Example: Kargan and Indina are fighting three skeletal guardians after disturbing a malevolent rune trap in a catacomb. Kargan has PHY +2 and Sword Attack +1D; hence, he rolls 3 dice to attack, and adds 2 to the total of the highest two dice to generate his total. Indina has PHY -1, and Dagger Attack at default level; she thus makes a Basic Roll, -1, to generate her Attack Total - coincidentally, the same as the Skeletons. Kargan has a broadsword (Damage 3,+1 for his Force skill, +1 for his Expert-level Sword Attack, for a total of 5), and Indina and the Skeletons all have daggers (Damage 2). In the first round, Kargan's dice come up 3, 3, 6; his Attack Total is thus 11 (3+6+2). Indina rolls 4,5; her total is 8 (4+5-1). The skeletons roll 4, 8, and 10. Assuming all combatants are within easy reach of one another, Kargan may choose to wound any of the Skeletons, because his AT of 11 beats all their rolls; Indina may only wound one of the two Skeletons whose AT's were lower than hers. If Kargan had wanted to try and wound two skeletons this round, he would have had to accept a Penalty Die to his skill (reducing it to default level), but he could have rolled two seperate attacks, applying wounds to any two Skeletons whose totals were lower than his.

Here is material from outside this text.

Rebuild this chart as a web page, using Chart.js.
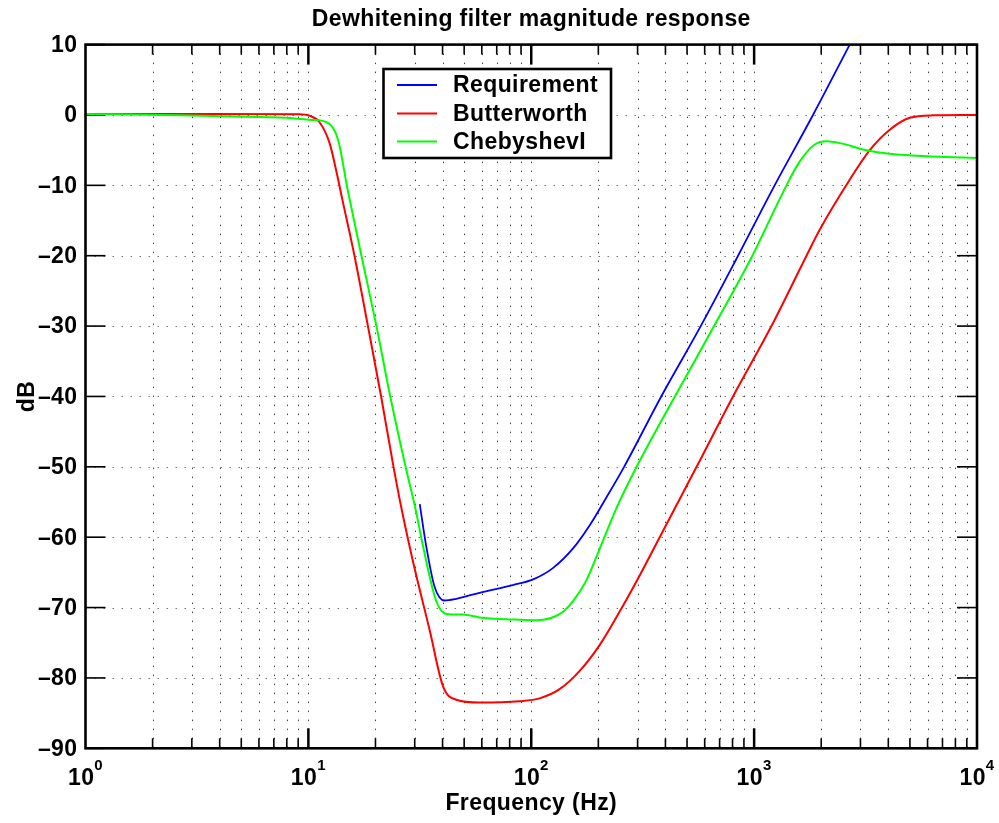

Characters faced with dangerous foes may elect to Parry or Dodge rather than press an attack of their own. Any character may attempt this strategy, but those characters without the Parry or Dodge skills may only attempt to evade a single attack per round in this manner, whereas characters with the skills need only make a single roll, which is applied to all attacks against them. The total generated by this roll is used as if it were an 'Attack Total'; in other words, the evading characters' assailants must beat this total to land a blow. In addition, all damage suffered from a blow which a character is attempting to evade is halved (rounding up), even if the evasion attempt fails. Characters who wish to parry must have something to parry with (such as a weapon or shield); characters who wish to dodge must have clear ground to backpedal into, cover to dive behind, or some other tactic for evading the attack(s) directed against them. If these conditions do not apply, the roll cannot be made.

Characters fight without penalty until they reach 1 Life Point. At this point, a character is badly battered and barely able to stay on their feet. They gain a Penalty Die until their wounds are attended to. At 0 and -1 LP, a character has either passed out or otherwise been laid low by their their injuries. At -2 or below, the character is dead.

Character Advancement

After each session, players should be rewarded for good roleplaying, strategy, and humour by means of Exploit Points. A standard adventure session involving a moderately challenging but not especially dangerous or intricate plot should be worth around 3 Exploit Points. 6 points is a good maximum handout to use. Exploit Points can be used as follows:

Action Cost
Raise a negative Characteristic by one point 5 EP
Raise a Characteristic from 0 to +1 10 EP
Raise a Characteristic from +1 to +2 15 EP
Raise a Characterstic from +2 to +3 25 EP
Raise a Skill from Default to Expert level (+1D) 10 EP
Raise a Skill from Expert to Master level (+2D) 15 EP
Raise a Skill from Master to Grandmaster level (+3D) 20 EP
Maintain a Master-level Skill, per session 2 EP
Maintain a Grandmaster-level Skill, per session 4 EP

Designer's Notes

This set of rules were an attempt I made, in early 2000, to address my curiosity about how much 'system' you can pare away from a game before the process becomes self-defeating. I think D-Quest represents an interesting variant of the many 2d6-based systems out there (good old Fighting Fantasy, which provided many of the inspirations for D-Quest, comes to mind), and I look forward to putting more work into it as time permits.

I'm a little stuck for ideas on a magic system; what I'm waiting for is a coherent campaign world to suggest itself, so that the magical side of things kind of suggests itself based on the world, and not the other way around.